=== The request ===
Leave out the images; return the rest of the data exactly.

[Start of Stored data]

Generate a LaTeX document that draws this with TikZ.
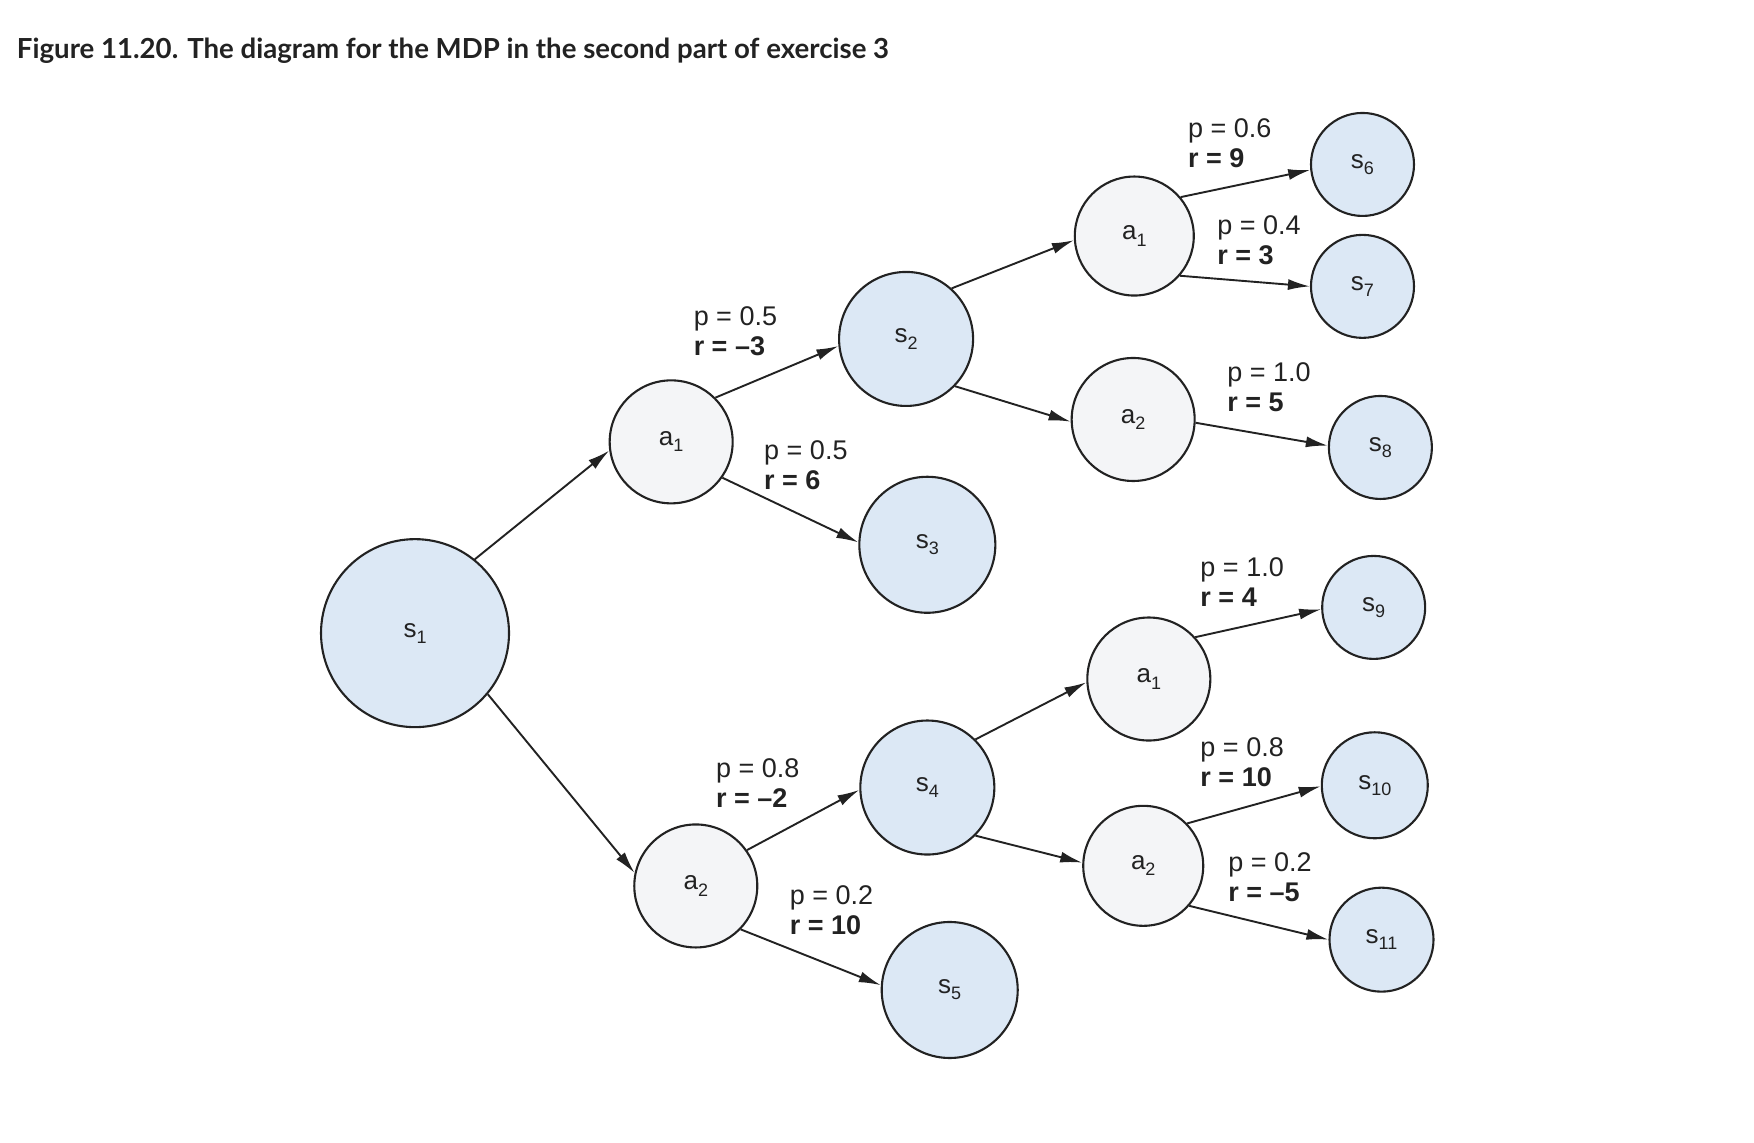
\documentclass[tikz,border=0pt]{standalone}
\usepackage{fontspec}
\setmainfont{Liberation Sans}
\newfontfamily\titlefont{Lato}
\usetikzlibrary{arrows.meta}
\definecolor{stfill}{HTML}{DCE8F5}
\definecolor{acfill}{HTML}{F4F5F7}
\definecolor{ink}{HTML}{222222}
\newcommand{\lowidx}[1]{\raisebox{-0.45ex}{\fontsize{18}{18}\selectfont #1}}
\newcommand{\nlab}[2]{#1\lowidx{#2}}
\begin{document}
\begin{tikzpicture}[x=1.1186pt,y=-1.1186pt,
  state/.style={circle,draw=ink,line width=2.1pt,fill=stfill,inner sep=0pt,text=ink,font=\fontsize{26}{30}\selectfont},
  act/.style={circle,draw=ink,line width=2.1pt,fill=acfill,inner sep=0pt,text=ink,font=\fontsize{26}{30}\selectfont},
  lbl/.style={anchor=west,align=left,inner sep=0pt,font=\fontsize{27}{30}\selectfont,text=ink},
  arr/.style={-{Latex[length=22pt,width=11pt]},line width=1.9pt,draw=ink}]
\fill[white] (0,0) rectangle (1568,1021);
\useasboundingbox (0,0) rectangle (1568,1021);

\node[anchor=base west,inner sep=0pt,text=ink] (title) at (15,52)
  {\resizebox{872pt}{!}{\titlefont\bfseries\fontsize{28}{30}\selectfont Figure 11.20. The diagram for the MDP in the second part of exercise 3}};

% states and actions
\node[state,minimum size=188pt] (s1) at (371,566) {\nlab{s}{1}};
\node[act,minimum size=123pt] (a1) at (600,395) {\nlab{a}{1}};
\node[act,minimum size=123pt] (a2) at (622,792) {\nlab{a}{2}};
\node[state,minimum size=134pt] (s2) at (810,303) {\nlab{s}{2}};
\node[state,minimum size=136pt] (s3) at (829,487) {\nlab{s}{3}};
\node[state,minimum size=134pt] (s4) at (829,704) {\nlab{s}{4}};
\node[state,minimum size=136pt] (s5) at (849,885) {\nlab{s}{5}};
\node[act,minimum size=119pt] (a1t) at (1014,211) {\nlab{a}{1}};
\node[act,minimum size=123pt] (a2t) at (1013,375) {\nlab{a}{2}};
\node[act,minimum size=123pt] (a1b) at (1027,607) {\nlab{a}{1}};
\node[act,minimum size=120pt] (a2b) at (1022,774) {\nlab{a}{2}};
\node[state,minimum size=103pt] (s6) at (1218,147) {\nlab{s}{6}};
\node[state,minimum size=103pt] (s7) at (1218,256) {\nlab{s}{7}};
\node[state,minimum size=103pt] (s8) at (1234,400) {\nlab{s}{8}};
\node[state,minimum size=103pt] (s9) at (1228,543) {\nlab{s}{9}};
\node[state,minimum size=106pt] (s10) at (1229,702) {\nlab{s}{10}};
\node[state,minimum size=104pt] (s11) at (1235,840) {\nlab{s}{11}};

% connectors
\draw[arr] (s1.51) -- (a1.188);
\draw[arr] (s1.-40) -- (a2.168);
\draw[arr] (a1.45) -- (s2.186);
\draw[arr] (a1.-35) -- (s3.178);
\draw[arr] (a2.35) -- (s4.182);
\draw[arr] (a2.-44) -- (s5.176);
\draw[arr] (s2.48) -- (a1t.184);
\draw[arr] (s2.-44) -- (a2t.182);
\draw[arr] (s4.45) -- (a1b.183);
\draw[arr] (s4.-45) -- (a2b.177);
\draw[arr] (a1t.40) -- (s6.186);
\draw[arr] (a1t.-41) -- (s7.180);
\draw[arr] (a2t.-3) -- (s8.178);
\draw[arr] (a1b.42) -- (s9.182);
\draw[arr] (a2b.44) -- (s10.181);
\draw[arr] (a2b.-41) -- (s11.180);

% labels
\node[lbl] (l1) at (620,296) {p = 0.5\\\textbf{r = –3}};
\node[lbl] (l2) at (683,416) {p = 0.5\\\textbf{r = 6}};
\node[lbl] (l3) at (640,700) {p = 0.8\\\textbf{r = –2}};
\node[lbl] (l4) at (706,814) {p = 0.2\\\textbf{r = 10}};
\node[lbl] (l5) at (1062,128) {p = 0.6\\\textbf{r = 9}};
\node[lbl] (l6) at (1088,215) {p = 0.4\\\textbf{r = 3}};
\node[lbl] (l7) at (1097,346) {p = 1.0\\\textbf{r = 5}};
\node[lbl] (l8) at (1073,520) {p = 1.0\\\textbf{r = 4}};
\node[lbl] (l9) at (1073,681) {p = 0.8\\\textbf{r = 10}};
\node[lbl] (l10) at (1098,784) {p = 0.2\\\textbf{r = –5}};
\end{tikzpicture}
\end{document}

[End of Stored data]

=== Solution to this task ===
Generate a LaTeX document that draws this with TikZ.
\documentclass[tikz,border=0pt]{standalone}
\usepackage{fontspec}
\setmainfont{Liberation Sans}
\newfontfamily\titlefont{Lato}
\usetikzlibrary{arrows.meta}
\definecolor{stfill}{HTML}{DCE8F5}
\definecolor{acfill}{HTML}{F4F5F7}
\definecolor{ink}{HTML}{222222}
\newcommand{\lowidx}[1]{\raisebox{-0.45ex}{\fontsize{18}{18}\selectfont #1}}
\newcommand{\nlab}[2]{#1\lowidx{#2}}
\begin{document}
\begin{tikzpicture}[x=1.1186pt,y=-1.1186pt,
  state/.style={circle,draw=ink,line width=2.1pt,fill=stfill,inner sep=0pt,text=ink,font=\fontsize{26}{30}\selectfont},
  act/.style={circle,draw=ink,line width=2.1pt,fill=acfill,inner sep=0pt,text=ink,font=\fontsize{26}{30}\selectfont},
  lbl/.style={anchor=west,align=left,inner sep=0pt,font=\fontsize{27}{30}\selectfont,text=ink},
  arr/.style={-{Latex[length=22pt,width=11pt]},line width=1.9pt,draw=ink}]
\fill[white] (0,0) rectangle (1568,1021);
\useasboundingbox (0,0) rectangle (1568,1021);

\node[anchor=base west,inner sep=0pt,text=ink] (title) at (15,52)
  {\resizebox{872pt}{!}{\titlefont\bfseries\fontsize{28}{30}\selectfont Figure 11.20. The diagram for the MDP in the second part of exercise 3}};

% states and actions
\node[state,minimum size=188pt] (s1) at (371,566) {\nlab{s}{1}};
\node[act,minimum size=123pt] (a1) at (600,395) {\nlab{a}{1}};
\node[act,minimum size=123pt] (a2) at (622,792) {\nlab{a}{2}};
\node[state,minimum size=134pt] (s2) at (810,303) {\nlab{s}{2}};
\node[state,minimum size=136pt] (s3) at (829,487) {\nlab{s}{3}};
\node[state,minimum size=134pt] (s4) at (829,704) {\nlab{s}{4}};
\node[state,minimum size=136pt] (s5) at (849,885) {\nlab{s}{5}};
\node[act,minimum size=119pt] (a1t) at (1014,211) {\nlab{a}{1}};
\node[act,minimum size=123pt] (a2t) at (1013,375) {\nlab{a}{2}};
\node[act,minimum size=123pt] (a1b) at (1027,607) {\nlab{a}{1}};
\node[act,minimum size=120pt] (a2b) at (1022,774) {\nlab{a}{2}};
\node[state,minimum size=103pt] (s6) at (1218,147) {\nlab{s}{6}};
\node[state,minimum size=103pt] (s7) at (1218,256) {\nlab{s}{7}};
\node[state,minimum size=103pt] (s8) at (1234,400) {\nlab{s}{8}};
\node[state,minimum size=103pt] (s9) at (1228,543) {\nlab{s}{9}};
\node[state,minimum size=106pt] (s10) at (1229,702) {\nlab{s}{10}};
\node[state,minimum size=104pt] (s11) at (1235,840) {\nlab{s}{11}};

% connectors
\draw[arr] (s1.51) -- (a1.188);
\draw[arr] (s1.-40) -- (a2.168);
\draw[arr] (a1.45) -- (s2.186);
\draw[arr] (a1.-35) -- (s3.178);
\draw[arr] (a2.35) -- (s4.182);
\draw[arr] (a2.-44) -- (s5.176);
\draw[arr] (s2.48) -- (a1t.184);
\draw[arr] (s2.-44) -- (a2t.182);
\draw[arr] (s4.45) -- (a1b.183);
\draw[arr] (s4.-45) -- (a2b.177);
\draw[arr] (a1t.40) -- (s6.186);
\draw[arr] (a1t.-41) -- (s7.180);
\draw[arr] (a2t.-3) -- (s8.178);
\draw[arr] (a1b.42) -- (s9.182);
\draw[arr] (a2b.44) -- (s10.181);
\draw[arr] (a2b.-41) -- (s11.180);

% labels
\node[lbl] (l1) at (620,296) {p = 0.5\\\textbf{r = –3}};
\node[lbl] (l2) at (683,416) {p = 0.5\\\textbf{r = 6}};
\node[lbl] (l3) at (640,700) {p = 0.8\\\textbf{r = –2}};
\node[lbl] (l4) at (706,814) {p = 0.2\\\textbf{r = 10}};
\node[lbl] (l5) at (1062,128) {p = 0.6\\\textbf{r = 9}};
\node[lbl] (l6) at (1088,215) {p = 0.4\\\textbf{r = 3}};
\node[lbl] (l7) at (1097,346) {p = 1.0\\\textbf{r = 5}};
\node[lbl] (l8) at (1073,520) {p = 1.0\\\textbf{r = 4}};
\node[lbl] (l9) at (1073,681) {p = 0.8\\\textbf{r = 10}};
\node[lbl] (l10) at (1098,784) {p = 0.2\\\textbf{r = –5}};
\end{tikzpicture}
\end{document}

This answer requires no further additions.